With more formal relationships come more formal expectations. Those expectations may come in the form of specifications and processes. Continuous Integration is an example of a process that continuously validates integrability. Potentially less formal than a specification may be a Published Language--which in its simplest form is a description of the concepts of a domain. (more complex forms would be varying degrees of specifications.)
Communications with a customer/supplier model within the same organization can be informal. What the team is working on and how they interact with customers might be more like partnerships; teams may work closely together to implement and integrate components. The number of customers or distance from customers can impact this informalness. The further away a customer is (different division, different organization, different company) may impose more formality to the relationship. The work product of the supplier team may be viewed more like a product. And while customers may drive that product, it may be much more formal to the point where the component is independent of any single customer. This type of relationship may be structured more like a service with a very specific or well-specified interface. Moving towards a well-specified interface is the intent of an Open Host Service where the component is remotely accessed (a service) with a specified protocol and interface.

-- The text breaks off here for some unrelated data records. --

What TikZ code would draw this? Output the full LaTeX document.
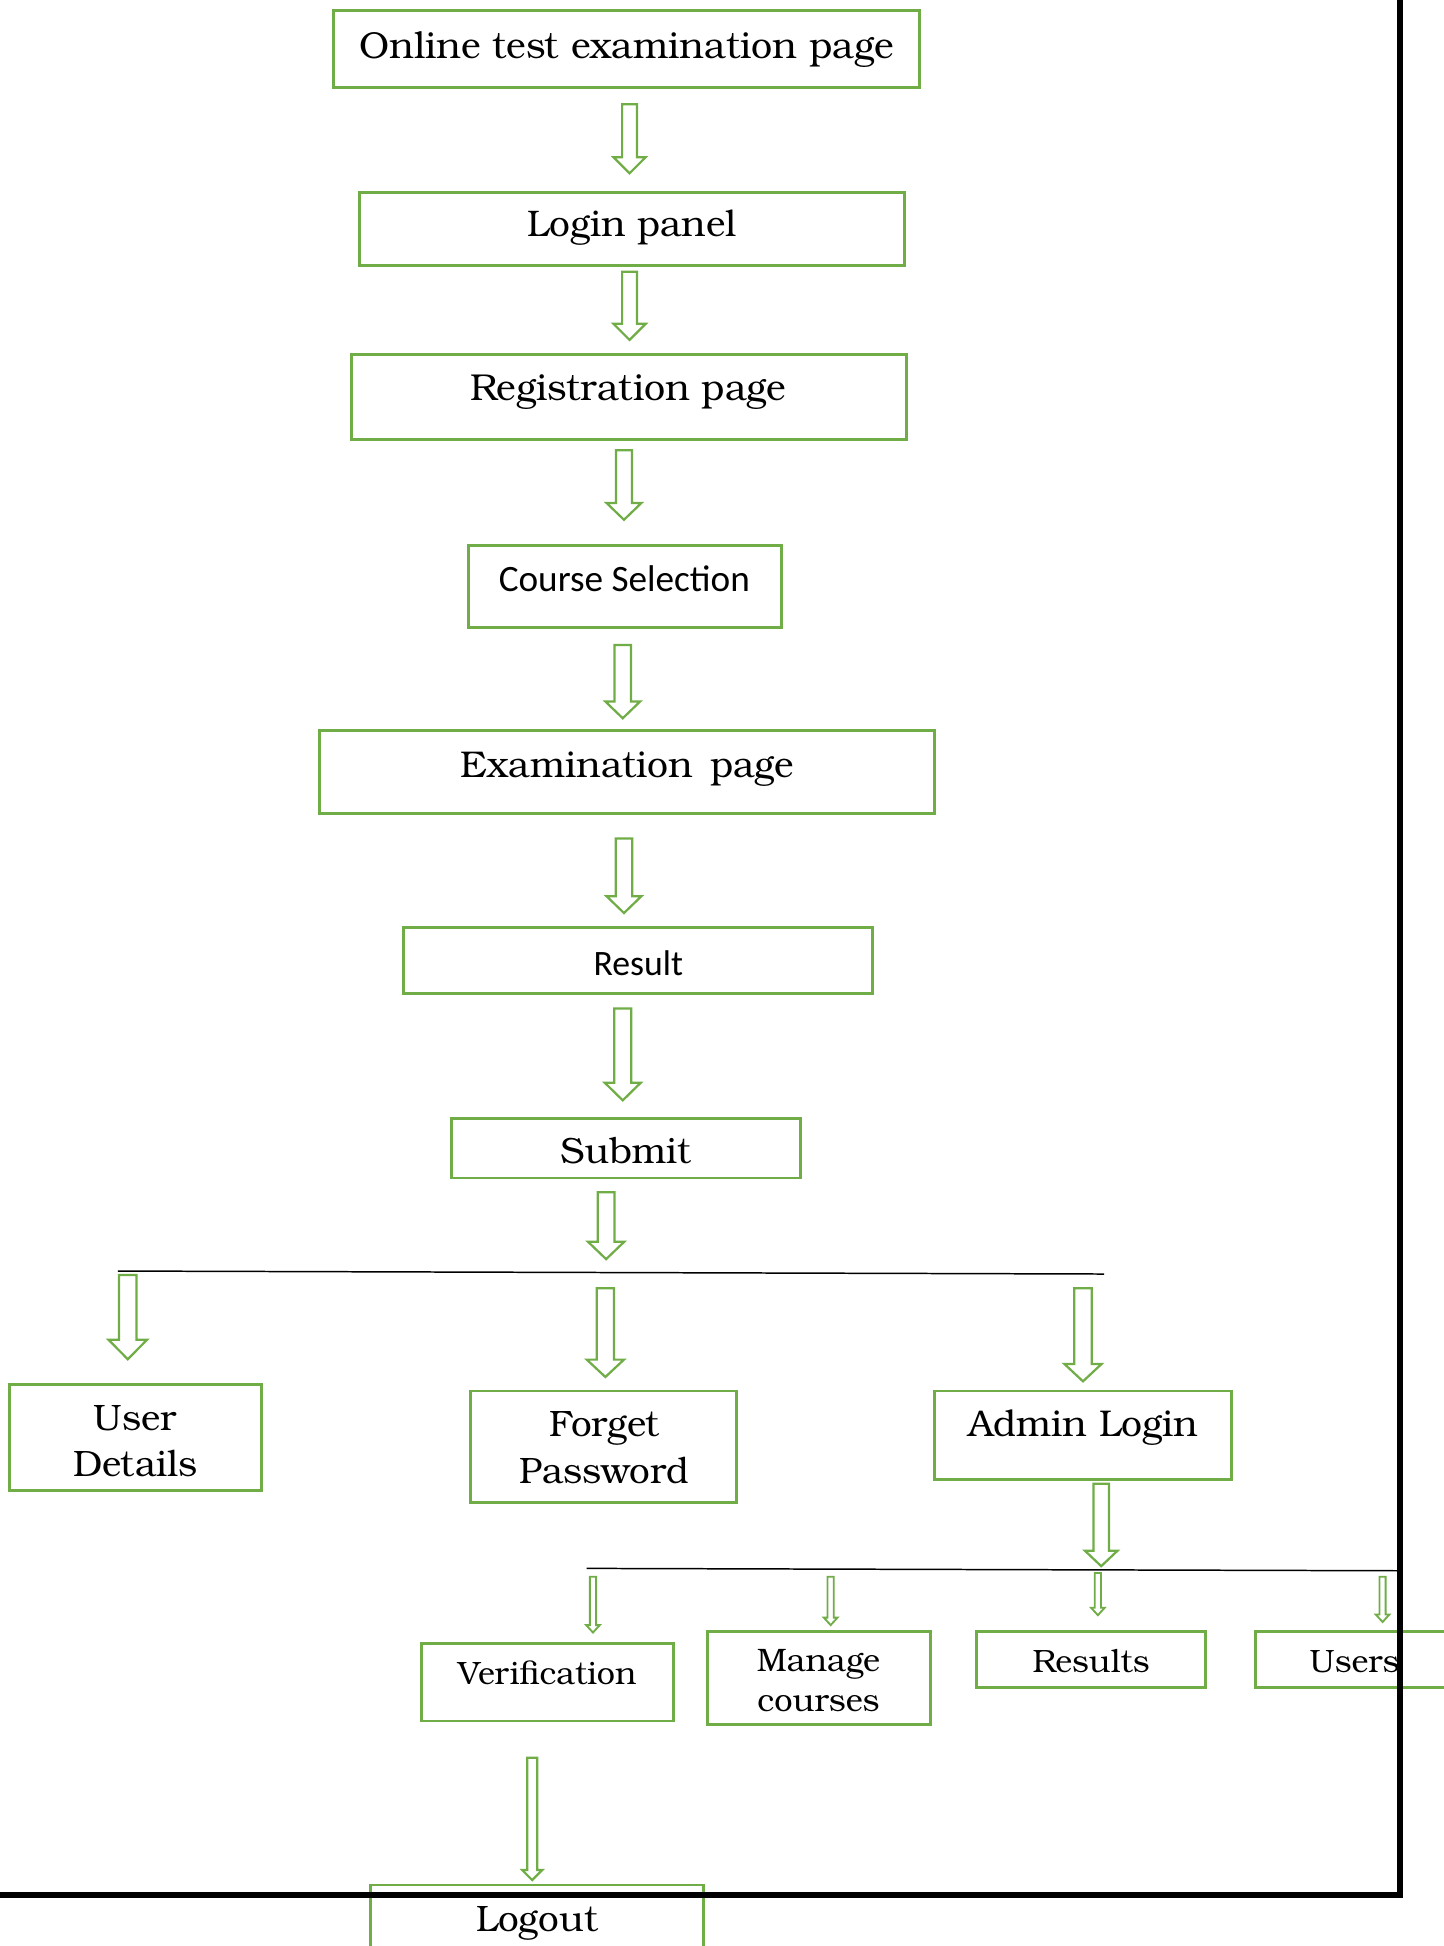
\documentclass[tikz,border=0pt]{standalone}
\usepackage{fontspec}
\setmainfont{TeX Gyre Bonum}
\newfontfamily\calib{Carlito}
\usetikzlibrary{fit}
\definecolor{ogreen}{HTML}{70AD47}
\tikzset{
  x=0.5pt, y=-0.5pt,
  box/.style={draw=ogreen, line width=1.2pt, inner sep=0pt},
  txt/.style={anchor=base, inner sep=0pt, text=black},
  rule/.style={draw=black, line width=0.6pt},
  frame/.style={draw=black, line width=2.5pt, line join=miter},
  pics/barrow/.style n args={5}{code={
    \draw[draw=ogreen, fill=white, line width=#5, line join=miter]
      (-#2,0) -- (#2,0) -- (#2,{#1-#4}) -- (#3,{#1-#4}) -- (0,#1)
      -- (-#3,{#1-#4}) -- (-#2,{#1-#4}) -- cycle;
  }}
}
\begin{document}
\begin{tikzpicture}
\useasboundingbox (0,0) rectangle (1164,1568.7);
\clip (0,0) rectangle (1164,1568.7);

% boxes
\node[box, fit={(269,8.6) (741,70.7)}] (b1) {};
\node[box, fit={(289.5,155) (729,214.2)}] (b2) {};
\node[box, fit={(283,285.4) (731,354)}] (b3) {};
\node[box, fit={(377.5,439.4) (630,506)}] (b4) {};
\node[box, fit={(257.6,589) (753,655.5)}] (b5) {};
\node[box, fit={(325,748) (703.7,800.7)}] (b6) {};
\node[box, fit={(363.6,901.5) (645,949.6)}] (b7) {};
\node[box, fit={(7.4,1115.7) (210.5,1201.7)}] (b8) {};
\node[box, fit={(379.6,1121.3) (594,1211)}] (b9) {};
\node[box, fit={(753.5,1121.3) (992.8,1192.3)}] (b10) {};
\node[box, fit={(340,1324.7) (543.3,1387.3)}] (b11) {};
\node[box, fit={(570,1314.8) (749.7,1389.8)}] (b12) {};
\node[box, fit={(787,1314.8) (971.9,1360.5)}] (b13) {};
\node[box, fit={(1012.4,1314.8) (1220,1360.5)}] (b14) {};
\node[box, fit={(298.3,1519.5) (567,1620)}] (b15) {};

% texts
\node[txt, font=\fontsize{15.1}{18}\selectfont] (t1) at (505,47) {Online test examination page};
\node[txt, font=\fontsize{14.9}{18}\selectfont] (t2) at (509.4,191) {Login panel};
\node[txt, font=\fontsize{15.1}{18}\selectfont] (t3) at (506.3,323) {Registration page};
\node[txt, font=\calib\fontsize{15}{18}\selectfont] (t4) at (503.3,477) {Course Selection};
\node[txt, font=\fontsize{15}{18}\selectfont] (t5) at (505.6,626.5) {Examination\hspace{0.45em}page};
\node[txt, font=\calib\fontsize{14.4}{18}\selectfont] (t6) at (514.5,786) {Result};
\node[txt, font=\fontsize{14.7}{18}\selectfont] (t7) at (504.4,937.7) {Submit};
\node[txt, font=\fontsize{14.8}{18.8}\selectfont] (t8) at (109.2,1152.8)
  {\begin{tabular}[t]{@{}c@{}}User\\Details\end{tabular}};
\node[txt, font=\fontsize{14.8}{19}\selectfont] (t9) at (487,1158)
  {\begin{tabular}[t]{@{}c@{}}Forget\\Password\end{tabular}};
\node[txt, font=\fontsize{15}{18}\selectfont] (t10) at (873.2,1158) {Admin Login};
\node[txt, font=\fontsize{13}{16}\selectfont] (t11) at (441,1357.5) {Verification};
\node[txt, font=\fontsize{13.1}{16.25}\selectfont] (t12) at (659.8,1347.5)
  {\begin{tabular}[t]{@{}c@{}}Manage\\courses\end{tabular}};
\node[txt, font=\fontsize{13}{16}\selectfont] (t13) at (879.5,1348.5) {Results};
\node[txt, anchor=base west, font=\fontsize{13}{16}\selectfont] (t14) at (1055.3,1348.5) {Users};
\node[txt, font=\fontsize{14.8}{18}\selectfont] (t15) at (433,1556.6) {Logout};

% branch rules
\coordinate (r1a) at (95,1024.6);
\coordinate (r1b) at (890,1027);
\draw[rule] (r1a) -- (r1b);
\coordinate (r2a) at (472.8,1264.3);
\coordinate (r2b) at (1128,1266.2);
\draw[rule] (r2a) -- (r2b);

% block arrows
\pic at (507.5,84)   {barrow={55.7}{6}{13}{13}{0.9pt}};
\pic at (507.5,219)  {barrow={55}{6}{13}{13}{0.9pt}};
\pic at (503,363)    {barrow={56}{6.5}{14}{13.5}{0.9pt}};
\pic at (502,520)    {barrow={59}{6.7}{14}{13.5}{0.9pt}};
\pic at (503,676)    {barrow={60}{6.7}{14}{13.5}{0.9pt}};
\pic at (502,813)    {barrow={74}{6.8}{14.5}{14.2}{0.9pt}};
\pic at (488.6,961)  {barrow={54}{6.8}{14.6}{14}{0.9pt}};
\pic at (103,1027.8) {barrow={67.9}{7}{15.5}{15.7}{0.9pt}};
\pic at (488,1038.5) {barrow={71.5}{7}{15}{14}{0.9pt}};
\pic at (873,1038.5) {barrow={75}{7}{15}{14}{0.9pt}};
\pic at (887.7,1196) {barrow={66.5}{6.3}{13.2}{12.5}{0.9pt}};
\pic at (478,1271)   {barrow={45}{2.5}{5.5}{6}{0.75pt}};
\pic at (669.6,1271) {barrow={39}{2.5}{5.5}{6}{0.75pt}};
\pic at (885,1268)   {barrow={34}{2.5}{5.5}{6}{0.75pt}};
\pic at (1114.5,1271){barrow={36.5}{2.5}{5.5}{6}{0.75pt}};
\pic at (429,1417)   {barrow={98.5}{4}{8}{8}{0.9pt}};

% outer frame
\coordinate (fc) at (1128.5,1527.5);
\draw[frame] (0,1527.5) -- (fc) -- (1128.5,-5);
\end{tikzpicture}
\end{document}
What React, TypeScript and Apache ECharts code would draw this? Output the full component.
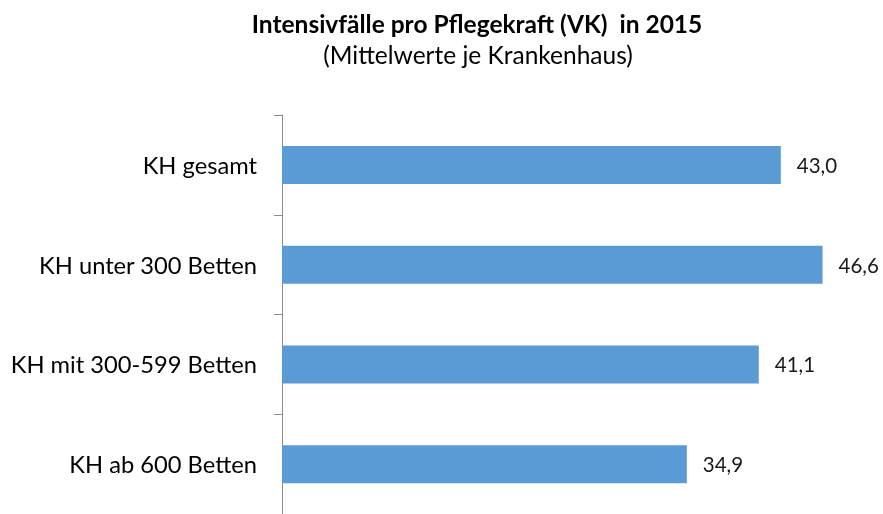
import React, { useEffect, useRef } from "react";
import * as echarts from "echarts";

const categories = ["KH gesamt", "KH unter 300 Betten", "KH mit 300-599 Betten", "KH ab 600 Betten"];
const values = [43.0, 46.6, 41.1, 34.9];
const titleText = "Intensivfälle pro Pflegekraft (VK)  in 2015";
const subtitleText = "(Mittelwerte je Krankenhaus)";

const FONT = "Lato, 'Open Sans', sans-serif";

export default function App() {
  const ref = useRef<HTMLDivElement>(null);
  useEffect(() => {
    const chart = echarts.init(ref.current!, null, { renderer: "svg" });
    chart.setOption({
      animation: false,
      title: [
        {
          text: titleText,
          left: 472,
          top: 6,
          textAlign: "center",
          textStyle: { fontFamily: FONT, fontSize: 24.5, fontWeight: "bold", color: "#000" },
        },
        {
          text: subtitleText,
          left: 473,
          top: 37,
          textAlign: "center",
          textStyle: { fontFamily: FONT, fontSize: 24.5, fontWeight: "normal", color: "#000" },
        },
      ],
      grid: { left: 282, top: 115, width: 580, height: 401, containLabel: false },
      xAxis: {
        type: "value",
        min: 0,
        max: 50,
        show: false,
      },
      yAxis: {
        type: "category",
        data: categories,
        inverse: true,
        axisLine: { show: true, lineStyle: { color: "#8c8c8c", width: 1 } },
        axisTick: { show: true, length: 8, lineStyle: { color: "#8c8c8c" } },
        axisLabel: { margin: 25, fontFamily: FONT, fontSize: 23.7, color: "#000" },
      },
      series: [
        {
          type: "bar",
          data: values,
          barWidth: 38,
          itemStyle: { color: "#5b9bd5" },
          label: {
            show: true,
            position: "right",
            distance: 16,
            fontFamily: FONT,
            fontSize: 20.5,
            color: "#1a1a1a",
            formatter: (p: any) => p.value.toFixed(1).replace(".", ","),
          },
        },
      ],
    });
    return () => chart.dispose();
  }, []);
  return <div ref={ref} style={{ position: "fixed", left: 0, top: 0, width: 883, height: 514 }} />;
}
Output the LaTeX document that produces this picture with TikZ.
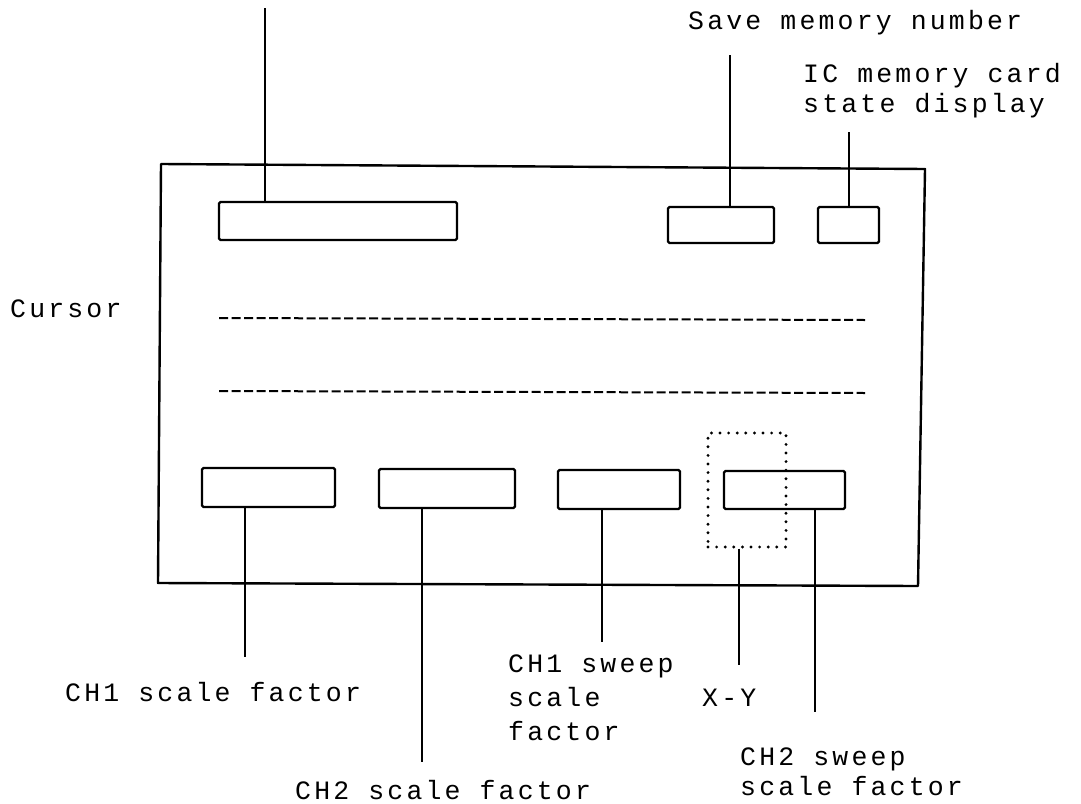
\documentclass[tikz,border=0pt]{standalone}
\usepackage{fontspec}
\setmonofont[LetterSpace=12]{Liberation Mono}
\begin{document}
\begin{tikzpicture}[x=1pt,y=-1pt,
  lbl/.style={font=\fontsize{26.5}{30}\selectfont\ttfamily, anchor=base west, inner sep=0pt, align=left},
  boxx/.style={draw, line width=2.4pt, rounded corners=1.5pt, inner sep=0pt},
  lead/.style={line width=1.8pt},
  frame/.style={line width=2.4pt, line join=round},
  cursorline/.style={line width=2pt, dash pattern=on 9pt off 3.5pt},
  dotbox/.style={line width=3.2pt, line cap=round, dash pattern=on 0pt off 8.6pt}]
\useasboundingbox (0,0) rectangle (1081,803);
% outer frame
\draw[frame] (161,164) -- (925,169) -- (918,586) -- (158,583) -- cycle;
% top boxes
\node[boxx, minimum width=238pt, minimum height=38pt] (tl) at (338,221) {};
\node[boxx, minimum width=106pt, minimum height=36pt] (sm) at (721,225) {};
\node[boxx, minimum width=61pt, minimum height=36pt] (ic) at (848.5,225) {};
% bottom boxes
\node[boxx, minimum width=133pt, minimum height=39pt] (b1) at (268.5,487.5) {};
\node[boxx, minimum width=136pt, minimum height=39pt] (b2) at (447,488.5) {};
\node[boxx, minimum width=122pt, minimum height=39pt] (b3) at (619,489.5) {};
\node[boxx, minimum width=121pt, minimum height=38pt] (b4) at (784.5,490) {};
% dotted X-Y box
\node[dotbox, draw, minimum width=78pt, minimum height=114pt, inner sep=0pt] (xy) at (747,490) {};
% cursor lines
\coordinate (c1a) at (219,318);
\coordinate (c1b) at (865,320);
\coordinate (c2a) at (219,391);
\coordinate (c2b) at (865,393);
\draw[cursorline] (c1a) -- (c1b);
\draw[cursorline] (c2a) -- (c2b);
% labels (anchor base = baseline of last line)
\node[lbl] (lsave) at (688,29) {Save memory number};
\node[lbl] (lic) at (803,112) {IC memory card\\state display};
\node[lbl] (lcur) at (10,317) {Cursor};
\node[lbl] (lch1) at (65,701) {CH1 scale factor};
\node[lbl] (lch2) at (295,799) {CH2 scale factor};
\node[lbl, font=\fontsize{26.5}{34}\selectfont\ttfamily] (lsw1) at (508,740) {CH1 sweep\\scale\\factor};
\node[lbl] (lxy) at (702,706) {X-Y};
\node[lbl] (lsw2) at (740,795) {CH2 sweep\\scale factor};
% leader free ends
\coordinate (etl) at (265,8);
\coordinate (esm) at (730,55);
\coordinate (eic) at (849,132);
\coordinate (e1) at (245,657);
\coordinate (e2) at (422,762);
\coordinate (e3) at (602,642);
\coordinate (exy) at (739,665);
\coordinate (e4) at (815,712);
% leaders
\draw[lead] (etl) -- (etl |- tl.north);
\draw[lead] (esm) -- (esm |- sm.north);
\draw[lead] (eic) -- (eic |- ic.north);
\draw[lead] (e1 |- b1.south) -- (e1);
\draw[lead] (e2 |- b2.south) -- (e2);
\draw[lead] (e3 |- b3.south) -- (e3);
\draw[lead] (exy |- xy.south) -- (exy);
\draw[lead] (e4 |- b4.south) -- (e4);
\end{tikzpicture}
\end{document}
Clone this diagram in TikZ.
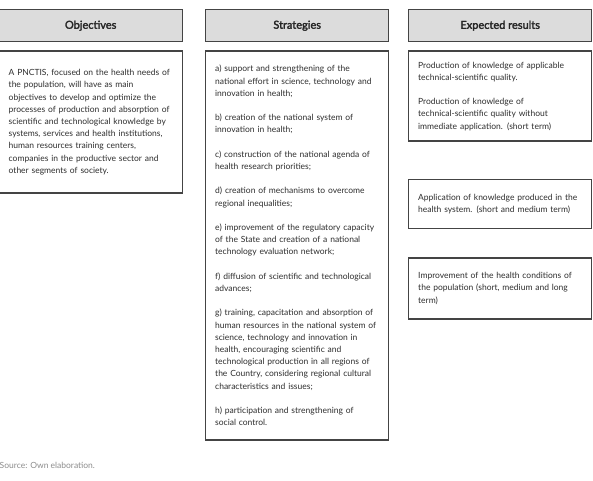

As a customer has less influence on a service, they may become completely dependent on the supplier team to provide the capabilities they require. They accept the risk that the supplier team may not provide the necessary capabilities in the future. This is extreme, and either no organization would accept this risk, or it is a temporary relationship. In reality, the different models aren't mutually exclusive, but there is a tendency towards one of them. e.g., a relationship tends to be less like a customer/supplier relationship and more like one completely conforming to another. The recognition of this relationship is called the Conformist model.
highlight: Recognize change will happen but don't try to create a design that accommodates all change.